From the Lost Journals of Bob

I can’t believe my brother is getting married again.

Lord, he treats women like used cars – test drives ’em, haggles over terms, buys for as little as he can possibly get away with, then drives them until they quit responding.

This will be the third time.  You’d think he would have figured out that what Mom let the Giant get away with left a lasting imprint, but no. He bagged a real winner, this one.  I mean that literally.  He told me he had to go with burlap because the drool soaked right through the paper and the last time he used plastic I wound up an accessory after the fact. My trunk smelled like bleach for six weeks. This broad, Gino I think her name was, was even more desperate than the first two. Hell, she took him home on a blind date! I was there to rescue my monoplacental twin in case she shrunk his balls up by turning up decent looking or confident, but believe me there was no chance of that. She was right in Billbo’s wheelhouse, just like the first two. She came from the truck stop in her waitress uniform and – no exaggeration! – led him out the back door by his dick.  I never saw him move so fast in my life, but if your junk was as unimpressive as my brother’s you wouldn’t want anyone to see it either.

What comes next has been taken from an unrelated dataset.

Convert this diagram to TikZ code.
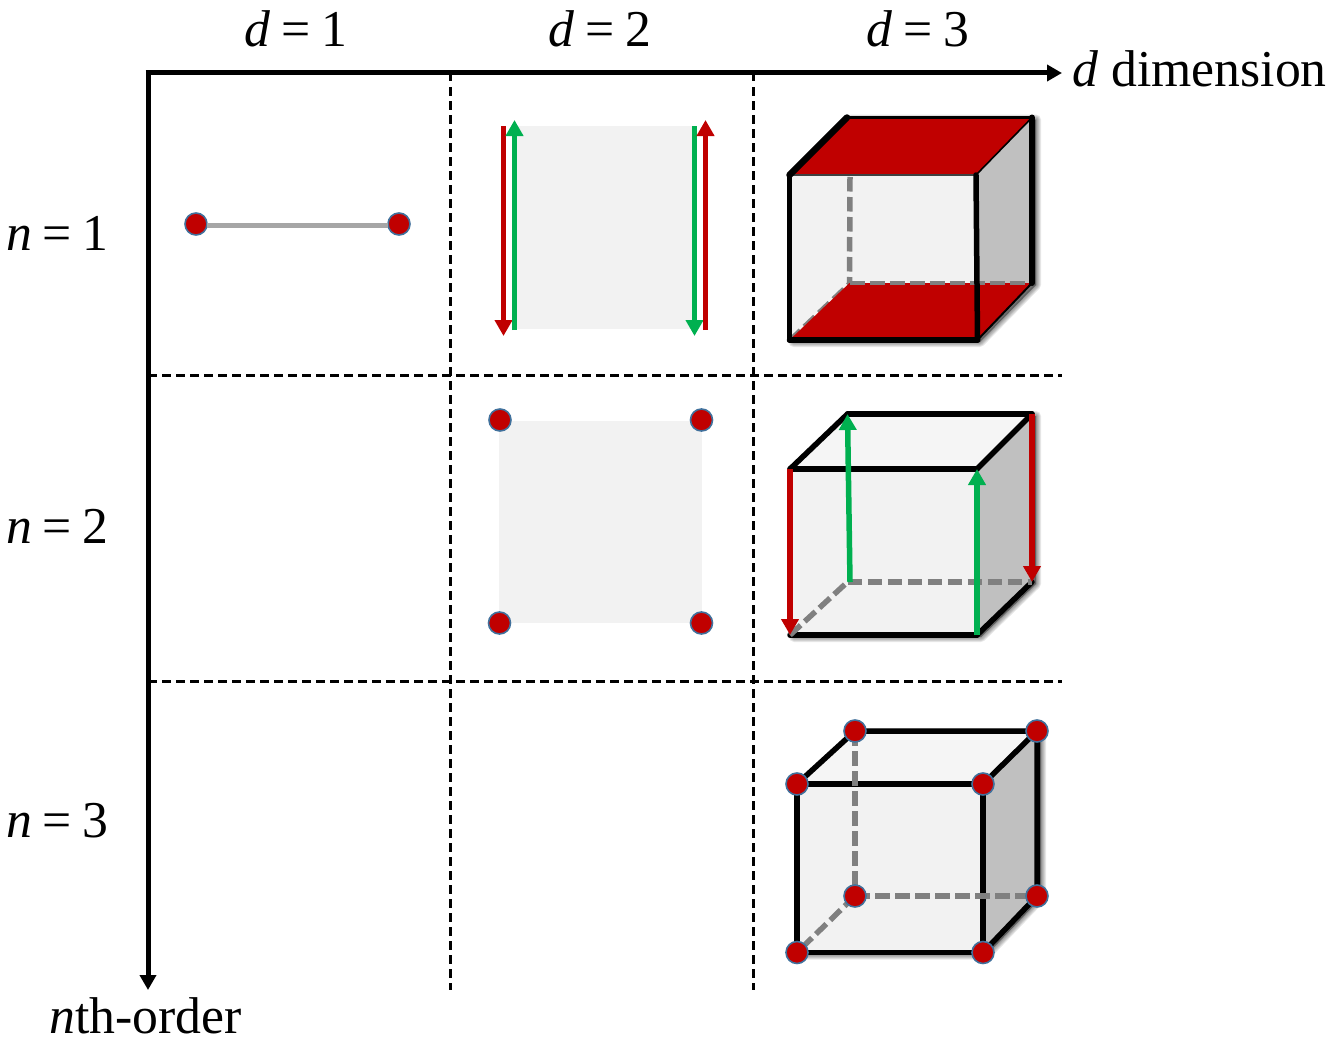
\documentclass[tikz,border=0pt]{standalone}
\usepackage{fontspec}
\setmainfont{Liberation Serif}
\usetikzlibrary{arrows.meta}
\definecolor{cred}{HTML}{C00000}
\definecolor{cgreen}{HTML}{00B050}
\definecolor{cface}{HTML}{F2F2F2}
\definecolor{ctop}{HTML}{F5F5F5}
\definecolor{cside}{HTML}{C0C0C0}
\definecolor{cdash}{HTML}{808080}
\definecolor{cdot}{HTML}{41719C}
\definecolor{cline}{HTML}{A6A6A6}
\tikzset{
  x=1pt,y=-1pt,
  lab/.style={anchor=base west,inner sep=0pt,outer sep=0pt,font=\fontsize{51.7}{54}\selectfont},
  toplab/.style={anchor=base,inner sep=0pt,outer sep=0pt,font=\fontsize{51.7}{54}\selectfont},
  axis/.style={line width=5pt,-{Triangle[length=15pt,width=16pt]}},
  grid/.style={line width=2.8pt,dash pattern=on 8.5pt off 5.5pt},
  dot/.style={circle,fill=cred,draw=cdot,line width=1.6pt,minimum size=22pt,inner sep=0pt},
  edge/.style={line width=5.5pt,line cap=round,line join=round},
  hidden/.style={line width=5.5pt,cdash,dash pattern=on 14.5pt off 5.5pt},
  redarr/.style={line width=5.5pt,cred,-{Triangle[length=16pt,width=17pt]}},
  greenarr/.style={line width=5.5pt,cgreen,-{Triangle[length=16pt,width=17pt]}},
}
\newcommand{\cubecoords}[9]{%
  \coordinate (#1ftl) at (#2,#4);
  \coordinate (#1ftr) at (#3,#4);
  \coordinate (#1fbr) at (#3,#5);
  \coordinate (#1fbl) at (#2,#5);
  \coordinate (#1btl) at (#6,#8);
  \coordinate (#1btr) at (#7,#8);
  \coordinate (#1bbr) at (#7,#9);
  \coordinate (#1bbl) at (#6,#9);
}
\newcommand{\cubebase}[1]{%
  \foreach \w in {10,8,6,4,2}{
    \draw[black,opacity=.09,fill=black,fill opacity=.09,line width=\w pt,line join=round,transform canvas={xshift=4pt,yshift=-2pt}]
      (#1ftl)--(#1btl)--(#1btr)--(#1bbr)--(#1fbr)--(#1fbl)--cycle;
  }
  \fill[cface] (#1ftl)--(#1btl)--(#1btr)--(#1bbr)--(#1fbr)--(#1fbl)--cycle;
  \fill[ctop] (#1ftl)--(#1btl)--(#1btr)--(#1ftr)--cycle;
  \fill[cside] (#1ftr)--(#1btr)--(#1bbr)--(#1fbr)--cycle;
}
\begin{document}
\begin{tikzpicture}
\useasboundingbox (0,0) rectangle (1328,1041);
\fill[white] (0,0) rectangle (1328,1041);

% axes and grid
\coordinate (xstart) at (145.5,73);
\coordinate (ystart) at (148,73);
\coordinate (xend) at (1062,73);
\coordinate (yend) at (148,990);
\coordinate (v1t) at (450.5,73);
\coordinate (v1b) at (450.5,990);
\coordinate (v2t) at (753.5,73);
\coordinate (v2b) at (753.5,990);
\coordinate (h1l) at (148,375.5);
\coordinate (h1r) at (1062,375.5);
\coordinate (h2l) at (148,681.5);
\coordinate (h2r) at (1062,681.5);
\draw[grid] (v1t)--(v1b);
\draw[grid] (v2t)--(v2b);
\draw[grid] (h1l)--(h1r);
\draw[grid] (h2l)--(h2r);
\draw[axis] (xstart)--(xend);
\draw[axis] (ystart)--(yend);

% labels
\node[toplab] (d1) at (296,47) {\textit{d}\hspace{11pt}=\hspace{11pt}1};
\node[toplab] (d2) at (600,47) {\textit{d}\hspace{11pt}=\hspace{11pt}2};
\node[toplab] (d3) at (918,47) {\textit{d}\hspace{11pt}=\hspace{11pt}3};
\node[lab] (n1) at (6,250) {\textit{n}\hspace{11pt}=\hspace{11pt}1};
\node[lab] (n2) at (6,543) {\textit{n}\hspace{11pt}=\hspace{11pt}2};
\node[lab] (n3) at (6,837) {\textit{n}\hspace{11pt}=\hspace{11pt}3};
\node[lab] (xlab) at (1072.5,87) {\textit{d} dimension};
\node[lab] (ylab) at (49.5,1033) {\textit{n}th-order};

% d=1, n=1
\node[dot] (s1) at (196,224) {};
\node[dot] (s2) at (399,224) {};
\coordinate (s1e) at (207,225);
\coordinate (s2e) at (388,225);
\draw[line width=5pt,cline] (s1e)--(s2e);

% d=2, n=1
\fill[cface] (514,126) rectangle (694,329);
\coordinate (al1) at (503.5,126);
\coordinate (al2) at (503.5,336);
\coordinate (bl1) at (514.5,330);
\coordinate (bl2) at (514.5,120);
\coordinate (ar1) at (694.5,126);
\coordinate (ar2) at (694.5,336);
\coordinate (br1) at (705.5,330);
\coordinate (br2) at (705.5,120);
\draw[redarr] (al1)--(al2);
\draw[greenarr] (bl1)--(bl2);
\draw[greenarr] (ar1)--(ar2);
\draw[redarr] (br1)--(br2);

% d=2, n=2
\fill[cface] (499,420.5) rectangle (702,623);
\node[dot] (q1) at (500,420) {};
\node[dot] (q2) at (701.5,420) {};
\node[dot] (q3) at (499.5,623) {};
\node[dot] (q4) at (701.5,623) {};

% d=3, n=1
\cubecoords{a}{789.5}{976}{175}{340}{847}{1032}{117.5}{283}
\cubebase{a}
\coordinate (afbx) at (977.5,340);
\coordinate (adv) at (850,177);
\coordinate (adb) at (849.5,283);
\draw[hidden,line width=4pt] (afbl)--(adb);
\draw[hidden] (adv)--(adb);
\fill[cred] (aftl)--(abtl)--(abtr)--(aftr)--cycle;
\fill[cred] (afbl)--(adb)--(abbr)--(afbx)--cycle;
\draw[hidden,line width=4pt,dash pattern=on 15pt off 5pt] (adb)--(abbr);
\draw[line width=1.6pt,black!75] (aftl)--(aftr);
\draw[line width=1.6pt,black] (aftr)--(abtr);
\draw[edge,line width=3.5pt] (abtl)--(abtr);
\draw[edge,line width=6.5pt] (aftl)--(abtl);
\draw[edge,line width=6pt] (abtr)--(abbr);
\draw[line width=2pt] (abbr)--(afbx);
\draw[edge] (afbx)--(afbl);
\draw[edge] (afbl)--(aftl);
\draw[edge] (aftr)--(afbx);

% d=3, n=2
\cubecoords{b}{790}{977}{469}{635}{847.5}{1032}{414}{582}
\cubebase{b}
\draw[edge] (bftl)--(bftr);
\draw[edge] (bftl)--(bbtl);
\draw[edge] (bbtl)--(bbtr);
\draw[edge] (bbtr)--(bftr);
\draw[edge] (bfbl)--(bfbr);
\draw[edge] (bfbr)--(bbbr);
\draw[hidden] (bfbl)--(bbbl);
\draw[hidden] (bbbl)--(bbbr);
\draw[redarr] (bftl)--(bfbl);
\draw[redarr] (bbtr)--(bbbr);
\coordinate (bgs) at (850,582);
\draw[greenarr] (bgs)--(bbtl);
\draw[greenarr] (bfbr)--(bftr);

% d=3, n=3
\cubecoords{c}{797}{983}{784}{952.5}{855}{1037}{731}{896}
\cubebase{c}
\draw[edge] (cftl)--(cftr)--(cfbr)--(cfbl)--cycle;
\draw[edge] (cftl)--(cbtl)--(cbtr)--(cftr);
\draw[edge] (cbtr)--(cbbr)--(cfbr);
\draw[hidden] (cbtl)--(cbbl);
\draw[hidden] (cbbl)--(cbbr);
\draw[hidden] (cbbl)--(cfbl);
\node[dot] (c1) at (cftl) {};
\node[dot] (c2) at (cftr) {};
\node[dot] (c3) at (cfbr) {};
\node[dot] (c4) at (cfbl) {};
\node[dot] (c5) at (cbtl) {};
\node[dot] (c6) at (cbtr) {};
\node[dot] (c7) at (cbbr) {};
\node[dot] (c8) at (cbbl) {};
\end{tikzpicture}
\end{document}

He says the wedding will be at the courthouse, which is great news for me.  I have 40 unpaid parking tickets, so I won’t be anywhere near the place. Plus the Bucks are on TV. I’ll send a gift certificate for Shop-Ko. Ten bucks should be plenty, it ain’t like there’s gonna be a reception.


Author: Paul Krendler

The Thinking Man's Zombie

10 thoughts on “From the Lost Journals of Bob”

    1. This is an old entry from the lost journals. I think he's referring to #3, the heavyweight (at the time) champion of the truckstop wrasslin' mat.

  1. Do inflatable Ronald McDonald RASBERRY blow-up boyfriend's actually count on the tally?

    Maybe they can get the inflatable "Otto" pilot from the movie "Airplane" to perform the ceremony....

  2. Funny, Krendler; but I bring bad news: Bob Owens has passed away.

    1. To quote John Oliver from this past Sunday, her mouth looks like a cemetery after an earthquake.

      1. Oh that's a terrific line! John should use it without giving credit just to make the monkey dance.

  3. That mouth looks like one of those deep sea monsters they keep bringing up from Titanic dives & such. Maybe they can make some extra scratch as a science exhibit.
    If that doesn't work, he can always sell the freak interest story of marrying his sister. That family resemblance is uncanny.